年代別の数字がわからないので、コメントできないが、「日本人全体としてみれば、
そんなものだろうな」というのが、私の感想。

 とくに50代以上の人たちは、「親孝行論」を強く主張する。
しかしここで注意しなければならないのは、「親孝行論」には、2側面性があるということ。

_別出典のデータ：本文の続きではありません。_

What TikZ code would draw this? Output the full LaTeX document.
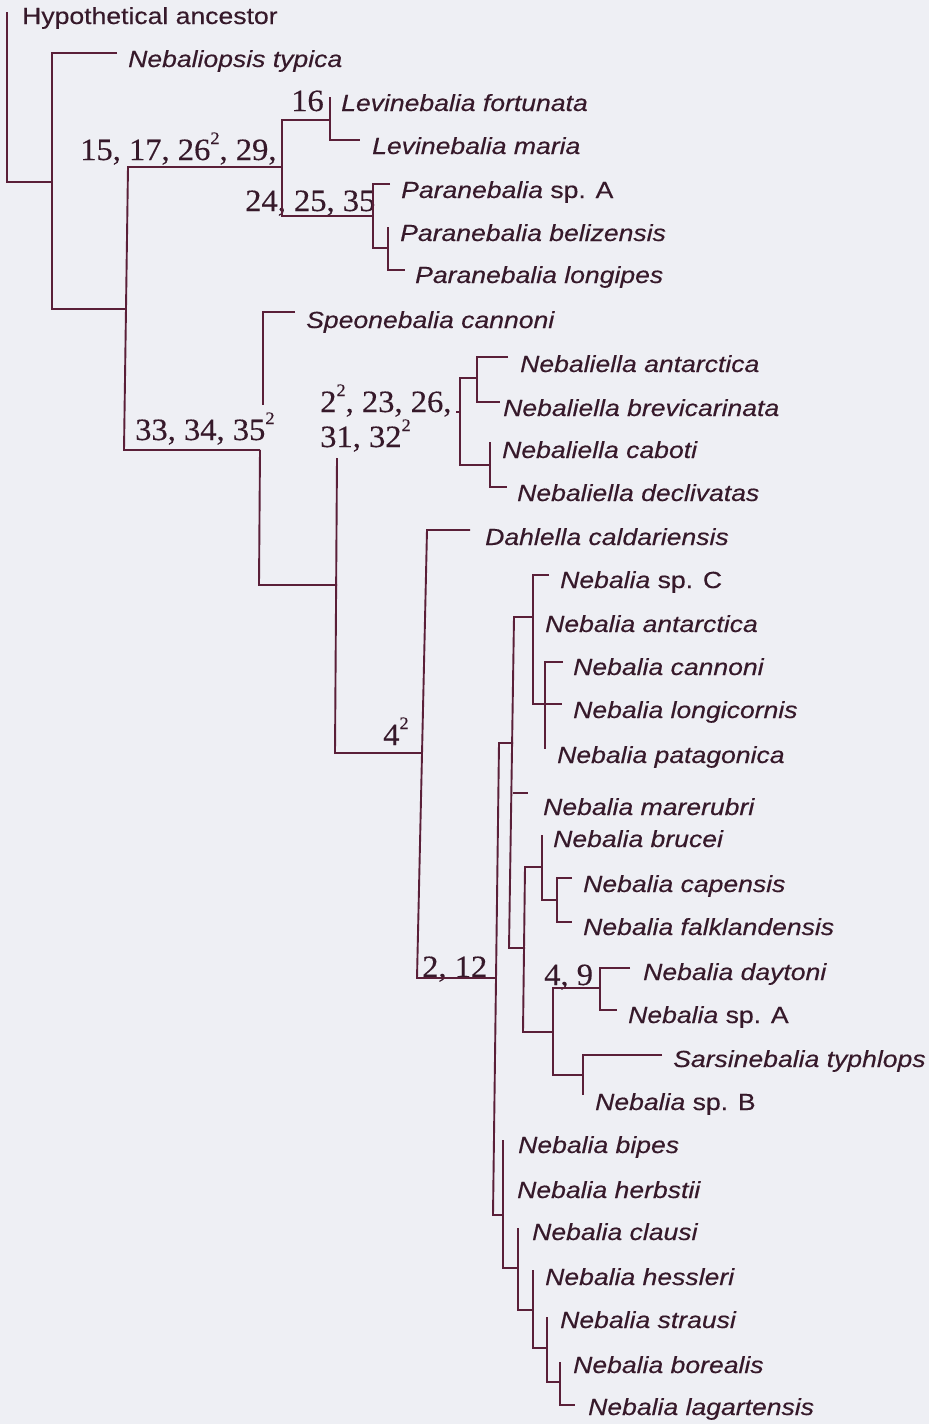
\documentclass[tikz,border=0pt]{standalone}
\usepackage{fontspec}
\newfontfamily\labfont[FakeStretch=1.14,FakeBold=0.35]{Liberation Sans}
\newfontfamily\numfont[FakeStretch=1.05,FakeBold=0.3]{Liberation Serif}
\definecolor{bgc}{HTML}{EEEFF4}
\definecolor{brc}{HTML}{5A1F38}
\definecolor{txc}{HTML}{36192A}
\newcommand\sqr{\raisebox{16pt}{\fontsize{17.5}{17.5}\selectfont 2}}
\begin{document}
\begin{tikzpicture}[x=1pt,y=-1pt,
  taxon/.style={anchor=base west, inner sep=0pt, text=txc, font=\labfont\fontsize{23.3}{28}\selectfont},
  numlab/.style={anchor=base west, inner sep=0pt, text=txc, font=\numfont\fontsize{31}{36}\selectfont},
  branch/.style={draw=brc, line width=1.9pt, line cap=butt, line join=miter}]
\fill[bgc] (0,0) rectangle (929,1424);
\useasboundingbox (0,0) rectangle (929,1424);

% ---------- taxa ----------
\node[taxon] (t0)  at (22,24)   {Hypothetical ancestor};
\node[taxon] (t1)  at (128,67)  {\itshape Nebaliopsis typica};
\node[taxon] (t2)  at (341,111) {\itshape Levinebalia fortunata};
\node[taxon] (t3)  at (372,154) {\itshape Levinebalia maria};
\node[taxon] (t4)  at (401,198) {\itshape Paranebalia\upshape\ sp. A};
\node[taxon] (t5)  at (400,241) {\itshape Paranebalia belizensis};
\node[taxon] (t6)  at (415,283) {\itshape Paranebalia longipes};
\node[taxon] (t7)  at (306,328) {\itshape Speonebalia cannoni};
\node[taxon] (t8)  at (520,372) {\itshape Nebaliella antarctica};
\node[taxon] (t9)  at (503,416) {\itshape Nebaliella brevicarinata};
\node[taxon] (t10) at (502,458) {\itshape Nebaliella caboti};
\node[taxon] (t11) at (517,501) {\itshape Nebaliella declivatas};
\node[taxon] (t12) at (485,545) {\itshape Dahlella caldariensis};
\node[taxon] (t13) at (560,588) {\itshape Nebalia\upshape\ sp. C};
\node[taxon] (t14) at (545,632) {\itshape Nebalia antarctica};
\node[taxon] (t15) at (573,675) {\itshape Nebalia cannoni};
\node[taxon] (t16) at (573,718) {\itshape Nebalia longicornis};
\node[taxon] (t17) at (557,763) {\itshape Nebalia patagonica};
\node[taxon] (t18) at (543,815) {\itshape Nebalia marerubri};
\node[taxon] (t19) at (553,847) {\itshape Nebalia brucei};
\node[taxon] (t20) at (583,892) {\itshape Nebalia capensis};
\node[taxon] (t21) at (583,935) {\itshape Nebalia falklandensis};
\node[taxon] (t22) at (643,980) {\itshape Nebalia daytoni};
\node[taxon] (t23) at (628,1023) {\itshape Nebalia\upshape\ sp. A};
\node[taxon] (t24) at (673,1067) {\itshape Sarsinebalia typhlops};
\node[taxon] (t25) at (595,1110) {\itshape Nebalia\upshape\ sp. B};
\node[taxon] (t26) at (518,1153) {\itshape Nebalia bipes};
\node[taxon] (t27) at (517,1198) {\itshape Nebalia herbstii};
\node[taxon] (t28) at (532,1240) {\itshape Nebalia clausi};
\node[taxon] (t29) at (545,1285) {\itshape Nebalia hessleri};
\node[taxon] (t30) at (560,1328) {\itshape Nebalia strausi};
\node[taxon] (t31) at (573,1373) {\itshape Nebalia borealis};
\node[taxon] (t32) at (588,1415) {\itshape Nebalia lagartensis};

% ---------- character labels ----------
\node[numlab] (c1) at (80,160)  {15, 17, 26\sqr, 29,};
\node[numlab] (c2) at (291,111) {16};
\node[numlab] (c3) at (245,211) {24, 25, 35};
\node[numlab] (c4) at (135,440) {33, 34, 35\sqr};
\node[numlab] (c5) at (320,412) {2\sqr, 23, 26,};
\node[numlab] (c6) at (320,447) {31, 32\sqr};
\node[numlab] (c7) at (383,745) {4\sqr};
\node[numlab] (c8) at (422,977) {2, 12};
\node[numlab] (c9) at (544,985) {4, 9};

% ---------- junction coordinates ----------
\coordinate (rootT) at (7,12);
\coordinate (rootB) at (7,182);
\coordinate (aM) at (52,182);
\coordinate (aT) at (52,53);
\coordinate (aB) at (52,309);
\coordinate (typE) at (117,53);
\coordinate (bM) at (126,309);
\coordinate (bT) at (128,167);
\coordinate (bB) at (124,450);
\coordinate (cM) at (282,167);
\coordinate (cT) at (282,120);
\coordinate (cB) at (282,216);
\coordinate (levM) at (330,120);
\coordinate (levT) at (330,97);
\coordinate (levB) at (330,140);
\coordinate (marE) at (360,140);
\coordinate (parM) at (373,216);
\coordinate (parT) at (373,184);
\coordinate (parB) at (373,248);
\coordinate (spaE) at (390,184);
\coordinate (par2M) at (388,248);
\coordinate (par2T) at (388,227);
\coordinate (par2B) at (388,270);
\coordinate (lonE) at (405,270);
\coordinate (dM) at (260,450);
\coordinate (dT) at (263,312);
\coordinate (dG) at (263,405);
\coordinate (speE) at (295,312);
\coordinate (dB) at (259,585);
\coordinate (eM) at (337,585);
\coordinate (eT) at (337,458);
\coordinate (eB) at (335,753);
\coordinate (nelS) at (456,412);
\coordinate (nelM) at (460,412);
\coordinate (nelT) at (460,378);
\coordinate (nelB) at (460,465);
\coordinate (ne1M) at (477,378);
\coordinate (ne1T) at (477,357);
\coordinate (ne1B) at (477,402);
\coordinate (antE) at (508,357);
\coordinate (breE) at (500,402);
\coordinate (ne2M) at (490,465);
\coordinate (ne2T) at (490,442);
\coordinate (ne2B) at (490,487);
\coordinate (decE) at (507,487);
\coordinate (fM) at (422,753);
\coordinate (fT) at (427,530);
\coordinate (fB) at (417,978);
\coordinate (dahE) at (470,530);
\coordinate (gM) at (495,978);
\coordinate (gT) at (499,743);
\coordinate (gB) at (493,1215);
\coordinate (hM) at (513,743);
\coordinate (hT) at (514,617);
\coordinate (hB) at (509,948);
\coordinate (hK) at (513,793);
\coordinate (mreE) at (528,793);
\coordinate (iM) at (533,617);
\coordinate (iT) at (533,575);
\coordinate (iB) at (533,704);
\coordinate (spcE) at (549,575);
\coordinate (lgcE) at (562,704);
\coordinate (jT) at (545,662);
\coordinate (jB) at (545,749);
\coordinate (canE) at (563,662);
\coordinate (kM) at (525,948);
\coordinate (kT) at (525,867);
\coordinate (kB) at (523,1032);
\coordinate (lM) at (542,867);
\coordinate (lT) at (542,835);
\coordinate (lB) at (542,900);
\coordinate (mM) at (557,900);
\coordinate (mT) at (557,878);
\coordinate (mB) at (557,922);
\coordinate (capE) at (572,878);
\coordinate (falE) at (572,922);
\coordinate (nM) at (553,1032);
\coordinate (nT) at (553,988);
\coordinate (nB) at (553,1075);
\coordinate (oM) at (600,988);
\coordinate (oT) at (600,968);
\coordinate (oB) at (600,1010);
\coordinate (dayE) at (630,968);
\coordinate (spAE) at (617,1010);
\coordinate (pM) at (583,1075);
\coordinate (pT) at (583,1055);
\coordinate (pB) at (583,1095);
\coordinate (sarE) at (662,1055);
\coordinate (qM) at (503,1215);
\coordinate (qT) at (503,1140);
\coordinate (qB) at (503,1268);
\coordinate (rM) at (518,1268);
\coordinate (rT) at (518,1228);
\coordinate (rB) at (518,1310);
\coordinate (sM) at (533,1310);
\coordinate (sT) at (533,1270);
\coordinate (sB) at (533,1348);
\coordinate (uM) at (547,1348);
\coordinate (uT) at (547,1317);
\coordinate (uB) at (547,1382);
\coordinate (vM) at (560,1382);
\coordinate (vT) at (560,1362);
\coordinate (vB) at (560,1405);
\coordinate (lagE) at (575,1405);

% ---------- branches ----------
\draw[branch] (rootT) -- (rootB) -- (aM);
\draw[branch] (typE) -- (aT) -- (aB) -- (bM);
\draw[branch] (cM) -- (bT) -- (bB) -- (dM);
\draw[branch] (levM) -- (cT) -- (cB) -- (parM);
\draw[branch] (levT) -- (levB) -- (marE);
\draw[branch] (spaE) -- (parT) -- (parB) -- (par2M);
\draw[branch] (par2T) -- (par2B) -- (lonE);
\draw[branch] (speE) -- (dT) -- (dG);
\draw[branch] (dM) -- (dB) -- (eM);
\draw[branch] (eT) -- (eB) -- (fM);
\draw[branch] (nelS) -- (nelM);
\draw[branch] (ne1M) -- (nelT) -- (nelB) -- (ne2M);
\draw[branch] (antE) -- (ne1T) -- (ne1B) -- (breE);
\draw[branch] (ne2T) -- (ne2B) -- (decE);
\draw[branch] (dahE) -- (fT) -- (fB) -- (gM);
\draw[branch] (hM) -- (gT) -- (gB) -- (qM);
\draw[branch] (iM) -- (hT) -- (hB) -- (kM);
\draw[branch] (hK) -- (mreE);
\draw[branch] (spcE) -- (iT) -- (iB) -- (lgcE);
\draw[branch] (canE) -- (jT) -- (jB);
\draw[branch] (lM) -- (kT) -- (kB) -- (nM);
\draw[branch] (lT) -- (lB) -- (mM);
\draw[branch] (capE) -- (mT) -- (mB) -- (falE);
\draw[branch] (oM) -- (nT) -- (nB) -- (pM);
\draw[branch] (dayE) -- (oT) -- (oB) -- (spAE);
\draw[branch] (sarE) -- (pT) -- (pB);
\draw[branch] (qT) -- (qB) -- (rM);
\draw[branch] (rT) -- (rB) -- (sM);
\draw[branch] (sT) -- (sB) -- (uM);
\draw[branch] (uT) -- (uB) -- (vM);
\draw[branch] (vT) -- (vB) -- (lagE);
\end{tikzpicture}
\end{document}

(1) 自分自身が「子」の立場にいて、健在する「親」をもっているときの親孝行論。
(2) 自分自身が「親」の立場にいて、健在する「子」をもっているときの親孝行論。

 76%の人が、(1)と(2)のどちらの立場にいるのか、この報道だけではわからない。
が、もし(2)の立場だったら、親孝行論も、ずいぶんと身勝手なものと言わざるを
えない。
自分の息子や娘に対して、「私に親孝行しろ」とは!

 もっともこういうケースのばあい、ほとんどの親は、「先祖」という言葉を使って、
自分への親孝行論を正当化する。
「先祖を大切にしろ」と。
まさか「自分を大切にしろ」とは言えない。
だから「先祖を大切にしろ」となる。

●若者たちの老人観

 若者たちがいらいらしている気持ちは、これでよくわかった。
わかったが、しかし私はもうひとつの変化を、心配する。
そのいらいらした気分を、最近の若者たちは、私たち古い世代に向け始めているという
こと。
(これは多分に、私の杞憂(=取り越し苦労)か?)

つまり「老人がふえたから、日本は貧しくなったのだ」と。
あるいは「老人がふえればふえるほど、日本は貧しくなる」でもよい。
この先、私たち団塊の世代が75歳になるころには、日本人の約3分の1が、その
老人になる。
そうなったとき、若い世代の人たちは、私たち老人をどう見るだろうか。
想像するだけで、ソラ怖ろしくなる。

 さて、この先、この日本はどうなるのだろう?
日本人は、どう変化していくのだろう?
ただひとつ言えることは、「今のままではいけない」ということ。
 
 産経新聞は、「精神的な充足感を求める傾向も読み取れる」とコメントを寄せているが、
私は、この言葉に期待したい。
こうした閉そく感を打ち破るには、「精神的な充足感」しかない。
カネやモノではない。
心。
そのためにも、ひとりでも多くの人が、精神的な充足感を求めるために、
立ち上がってほしい。
今回の調査結果を見て、私は、そう感じた。